■ Collection entries
'''

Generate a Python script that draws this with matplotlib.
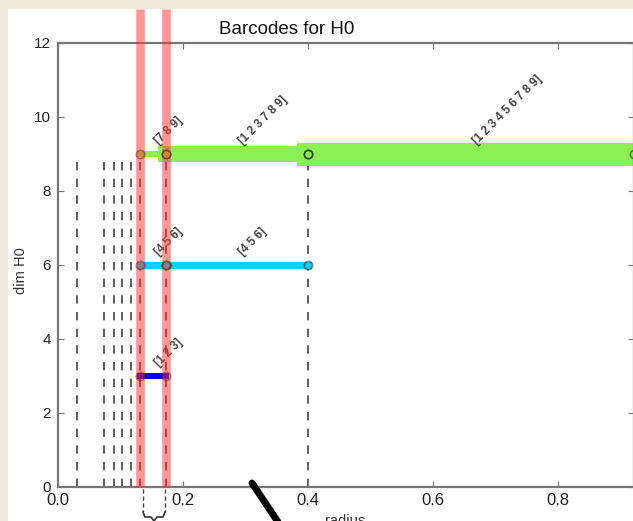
import matplotlib
matplotlib.use('Agg')
import matplotlib.pyplot as plt
import matplotlib.patches as patches
from matplotlib.lines import Line2D

# barcode segments (birth, death) for each dimension level
bar_y = [9, 9, 9, 6, 6, 3]
bar_start = [0.131, 0.173, 0.40, 0.131, 0.173, 0.131]
bar_end = [0.173, 0.40, 0.922, 0.173, 0.40, 0.173]
bar_labels = ['[7 8 9]', '[1 2 3 7 8 9]', '[1 2 3 4 5 6 7 8 9]',
              '[4 5 6]', '[4 5 6]', '[1 2 3]']
bar_colors = ['#8cf055', '#8cf055', '#8cf055', '#00d2f2', '#00d2f2', '#0000ee']
bar_widths = [4.3, 11.5, 16.5, 5.0, 5.0, 4.3]

# merge radii (dashed verticals) and highlighted radii
merge_x = [0.031, 0.074, 0.089, 0.103, 0.117, 0.131, 0.173, 0.40]
merge_top = 9
highlight_x = [0.131, 0.173]

W, H = 633, 521
fig = plt.figure(figsize=(W / 100, H / 100), dpi=100, facecolor='#f2ebdf')
plt.rcParams['font.family'] = ['Liberation Sans', 'DejaVu Sans']

# white panel of the screenshot
fig.patches.append(patches.Rectangle((8 / W, 0), 1, (H - 9) / H,
                                     transform=fig.transFigure,
                                     facecolor='white', edgecolor='none', zorder=-10))

ax = fig.add_axes([58 / W, (H - 487) / H, (634 - 58) / W, (487 - 43) / H])
ax.set_xlim(0, 0.922)
ax.set_ylim(0, 12)

for x in merge_x:
    ax.plot([x, x], [0, merge_top], color='#444444', lw=1.2,
            dashes=(5, 5), zorder=1)

for y, x0, x1, c, w, lab in zip(bar_y, bar_start, bar_end, bar_colors,
                                bar_widths, bar_labels):
    ax.plot([x0, x1], [y, y], color=c, lw=w, solid_capstyle='projecting',
            zorder=2, clip_on=False)
    ax.plot([x0, x1], [y, y], 'o', ms=6, mfc='none', mec=(0, 0, 0, 0.45),
            mew=1.2, zorder=3, clip_on=False)
    ax.text((x0 + x1) / 2, y + 0.2, lab, rotation=45, ha='left',
            va='bottom', fontsize=8.5, color='#444444', fontweight='bold')

for x in highlight_x:
    ax.axvline(x, ymin=0, ymax=(487 - 9) / 444, color='#ff3030', alpha=0.5,
               lw=6.2, zorder=4, clip_on=False, solid_capstyle='butt')

ax.set_xticks([0.0, 0.2, 0.4, 0.6, 0.8])
ax.set_xticklabels(['0.0', '0.2', '0.4', '0.6', '0.8'])
ax.set_yticks(range(0, 13, 2))
ax.tick_params(direction='in', length=4, color='#777777', top=True,
               right=True, labelcolor='#222222')
ax.tick_params(axis='x', labelsize=12, pad=4)
ax.tick_params(axis='y', labelsize=11, pad=5)
for s in ax.spines.values():
    s.set_color('#777777')
    s.set_linewidth(1.6)

fig.text(287 / W, 1 - 30 / H, 'Barcodes for H0', ha='center', va='center',
         fontsize=13.5, color='#111111')
fig.text(21 / W, 1 - 271 / H, 'dim H0', rotation=90, ha='center',
         va='center', fontsize=10.5, color='#333333')
fig.text(345 / W, 1 - 514 / H, 'radius', ha='center', va='top',
         fontsize=10.5, color='#333333')

# hand-drawn annotations on the screenshot
def px(xs, ys):
    return [x / W for x in xs], [1 - y / H for y in ys]

for xx in [143, 165]:
    lx, ly = px([xx, xx], [489, 512])
    fig.add_artist(Line2D(lx, ly, color='#444444', lw=1, dashes=(3, 2)))
lx, ly = px([143, 145, 151, 154, 157, 163, 165], [512, 517, 517, 521, 517, 517, 512])
fig.add_artist(Line2D(lx, ly, color='#333333', lw=1.2))
lx, ly = px([252, 280], [483, 525])
fig.add_artist(Line2D(lx, ly, color='black', lw=5, solid_capstyle='round'))

fig.savefig('out.png', dpi=100, facecolor=fig.get_facecolor())
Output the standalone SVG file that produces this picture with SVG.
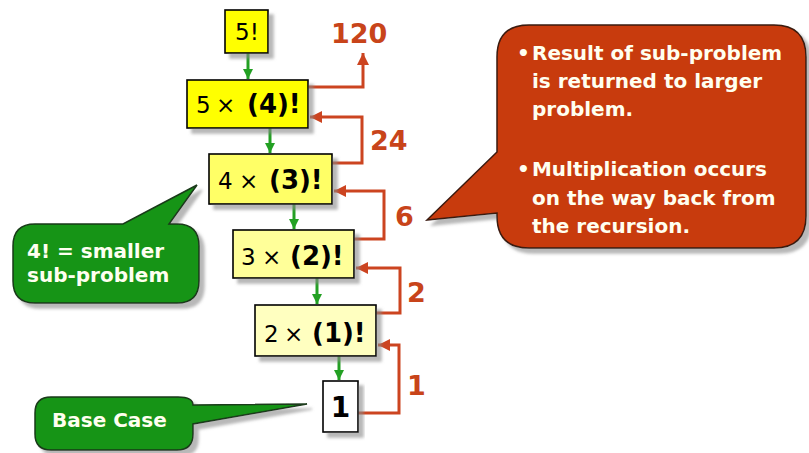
<svg xmlns="http://www.w3.org/2000/svg" width="809" height="453" viewBox="0 0 809 453">
<defs>
<style>
.box{stroke:#000;stroke-width:1.6}
.reg{font-family:"DejaVu Sans",sans-serif;font-size:23px;fill:#000}
.bold{font-family:"DejaVu Sans",sans-serif;font-weight:bold;font-size:26px;fill:#000}
.num{font-family:"DejaVu Sans",sans-serif;font-weight:bold;font-size:27px;fill:#c8441a}
.ct{font-family:"DejaVu Sans",sans-serif;font-weight:bold;font-size:20px;fill:#fffff0}
.g{stroke:#23a023;stroke-width:3;fill:none}
.r{stroke:#cc4420;stroke-width:3;fill:none}
.green{fill:#149414;stroke:#1a3a1a;stroke-width:1.5}
.red{fill:#c83a0a;stroke:#3a1a10;stroke-width:1.5}
</style>
<filter id="sh" x="-20%" y="-20%" width="140%" height="140%">
<feDropShadow dx="5" dy="5" stdDeviation="1.5" flood-color="#888" flood-opacity="0.6"/>
</filter>
<marker id="ga" markerUnits="userSpaceOnUse" markerWidth="12" markerHeight="10" refX="10" refY="5" orient="auto">
<path d="M0,0 L10,5 L0,10 Z" fill="#23a023"/>
</marker>
<marker id="ra" markerUnits="userSpaceOnUse" markerWidth="14" markerHeight="12" refX="12" refY="6" orient="auto">
<path d="M0,0 L12,6 L0,12 Z" fill="#cc4420"/>
</marker>
</defs>
<rect width="809" height="453" fill="#fff"/>

<g id="connectors">
<line class="g" x1="248" y1="53" x2="248" y2="79" marker-end="url(#ga)"/>
<line class="g" x1="270" y1="128" x2="270" y2="153" marker-end="url(#ga)"/>
<line class="g" x1="294" y1="204" x2="294" y2="229" marker-end="url(#ga)"/>
<line class="g" x1="317" y1="278" x2="317" y2="304" marker-end="url(#ga)"/>
<line class="g" x1="339" y1="356" x2="339" y2="380" marker-end="url(#ga)"/>
<path class="r" d="M308,87 H363 V53" marker-end="url(#ra)"/>
<path class="r" d="M332,163 H362 V117 H310" marker-end="url(#ra)"/>
<path class="r" d="M354,239 H384 V191 H334" marker-end="url(#ra)"/>
<path class="r" d="M376,313 H400 V268 H356" marker-end="url(#ra)"/>
<path class="r" d="M358,413 H399 V345 H378" marker-end="url(#ra)"/>
</g>

<g id="n5">
<rect class="box" x="225" y="10" width="43" height="43" fill="#ffff00" filter="url(#sh)"/>
<text class="reg" x="247" y="40" text-anchor="middle">5!</text>
</g>
<g id="n4">
<rect class="box" x="187" y="80" width="121" height="48" fill="#ffff00" filter="url(#sh)"/>
<text y="113"><tspan class="reg" x="196">5</tspan><tspan class="reg" x="216">×</tspan><tspan class="bold" x="247">(4)!</tspan></text>
</g>
<g id="n3">
<rect class="box" x="209" y="154" width="123" height="50" fill="#ffff66" filter="url(#sh)"/>
<text y="189"><tspan class="reg" x="218">4</tspan><tspan class="reg" x="239">×</tspan><tspan class="bold" x="269">(3)!</tspan></text>
</g>
<g id="n2">
<rect class="box" x="233" y="230" width="121" height="48" fill="#ffff99" filter="url(#sh)"/>
<text y="265"><tspan class="reg" x="241">3</tspan><tspan class="reg" x="262">×</tspan><tspan class="bold" x="290">(2)!</tspan></text>
</g>
<g id="n1">
<rect class="box" x="255" y="305" width="121" height="51" fill="#ffffc0" filter="url(#sh)"/>
<text y="342"><tspan class="reg" x="264">2</tspan><tspan class="reg" x="284">×</tspan><tspan class="bold" x="312">(1)!</tspan></text>
</g>
<g id="base">
<rect class="box" x="323" y="381" width="35" height="51" fill="#ffffff" filter="url(#sh)"/>
<text class="bold" x="340.5" y="417" text-anchor="middle" style="font-size:28px">1</text>
</g>

<g id="labels">
<text class="num" x="331" y="43">120</text>
<text class="num" x="370" y="150">24</text>
<text class="num" x="395" y="226">6</text>
<text class="num" x="407" y="302">2</text>
<text class="num" x="407" y="395">1</text>
</g>

<g id="callout-sub">
<path class="green" filter="url(#sh)" d="M35,224 H123 L197,185 L169,224 H177 Q199,224 199,246 V281 Q199,303 177,303 H35 Q13,303 13,281 V246 Q13,224 35,224 Z"/>
<text class="ct" x="27" y="258">4! = smaller</text>
<text class="ct" x="27" y="282">sub-problem</text>
</g>

<g id="callout-base">
<path class="green" filter="url(#sh)" d="M51,397 H178 Q193,397 193,405 L307,404 L193,424 V434 Q193,450 177,450 H51 Q35,450 35,434 V413 Q35,397 51,397 Z"/>
<text class="ct" x="52" y="427">Base Case</text>
</g>

<g id="callout-result">
<path class="red" filter="url(#sh)" d="M529,25 H774 Q806,25 806,57 V216 Q806,248 774,248 H529 Q497,248 497,216 V213 L427,220 L497,152 V57 Q497,25 529,25 Z"/>
<text class="ct" y="60"><tspan x="517">•</tspan><tspan x="532">Result of sub-problem</tspan></text>
<text class="ct" x="532" y="88">is returned to larger</text>
<text class="ct" x="532" y="116">problem.</text>
<text class="ct" y="176"><tspan x="517">•</tspan><tspan x="532" textLength="235" lengthAdjust="spacingAndGlyphs">Multiplication occurs</tspan></text>
<text class="ct" x="532" y="205">on the way back from</text>
<text class="ct" x="532" y="233">the recursion.</text>
</g>
</svg>
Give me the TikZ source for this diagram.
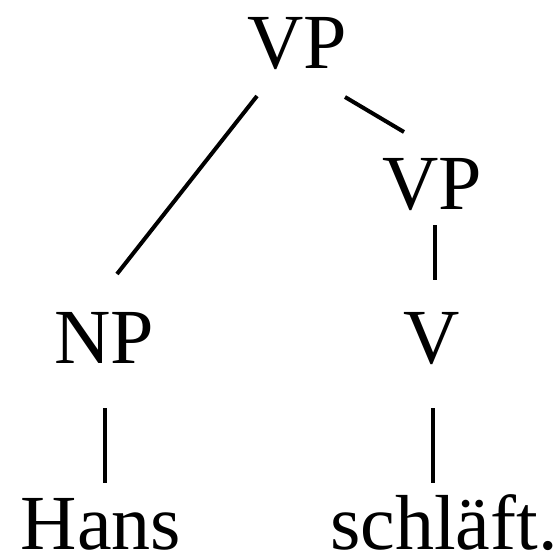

'''

■ Task details
Reproduce the records above from their first line to the line bearing "lw=6.2, zorder=4, clip_on=False, solid_capstyle='butt')", both ends included, leaving every picture out.

■ Reply to the task
Generate a Python script that draws this with matplotlib.
import matplotlib
matplotlib.use('Agg')
import matplotlib.pyplot as plt
import matplotlib.patches as patches
from matplotlib.lines import Line2D

# barcode segments (birth, death) for each dimension level
bar_y = [9, 9, 9, 6, 6, 3]
bar_start = [0.131, 0.173, 0.40, 0.131, 0.173, 0.131]
bar_end = [0.173, 0.40, 0.922, 0.173, 0.40, 0.173]
bar_labels = ['[7 8 9]', '[1 2 3 7 8 9]', '[1 2 3 4 5 6 7 8 9]',
              '[4 5 6]', '[4 5 6]', '[1 2 3]']
bar_colors = ['#8cf055', '#8cf055', '#8cf055', '#00d2f2', '#00d2f2', '#0000ee']
bar_widths = [4.3, 11.5, 16.5, 5.0, 5.0, 4.3]

# merge radii (dashed verticals) and highlighted radii
merge_x = [0.031, 0.074, 0.089, 0.103, 0.117, 0.131, 0.173, 0.40]
merge_top = 9
highlight_x = [0.131, 0.173]

W, H = 633, 521
fig = plt.figure(figsize=(W / 100, H / 100), dpi=100, facecolor='#f2ebdf')
plt.rcParams['font.family'] = ['Liberation Sans', 'DejaVu Sans']

# white panel of the screenshot
fig.patches.append(patches.Rectangle((8 / W, 0), 1, (H - 9) / H,
                                     transform=fig.transFigure,
                                     facecolor='white', edgecolor='none', zorder=-10))

ax = fig.add_axes([58 / W, (H - 487) / H, (634 - 58) / W, (487 - 43) / H])
ax.set_xlim(0, 0.922)
ax.set_ylim(0, 12)

for x in merge_x:
    ax.plot([x, x], [0, merge_top], color='#444444', lw=1.2,
            dashes=(5, 5), zorder=1)

for y, x0, x1, c, w, lab in zip(bar_y, bar_start, bar_end, bar_colors,
                                bar_widths, bar_labels):
    ax.plot([x0, x1], [y, y], color=c, lw=w, solid_capstyle='projecting',
            zorder=2, clip_on=False)
    ax.plot([x0, x1], [y, y], 'o', ms=6, mfc='none', mec=(0, 0, 0, 0.45),
            mew=1.2, zorder=3, clip_on=False)
    ax.text((x0 + x1) / 2, y + 0.2, lab, rotation=45, ha='left',
            va='bottom', fontsize=8.5, color='#444444', fontweight='bold')

for x in highlight_x:
    ax.axvline(x, ymin=0, ymax=(487 - 9) / 444, color='#ff3030', alpha=0.5,
               lw=6.2, zorder=4, clip_on=False, solid_capstyle='butt')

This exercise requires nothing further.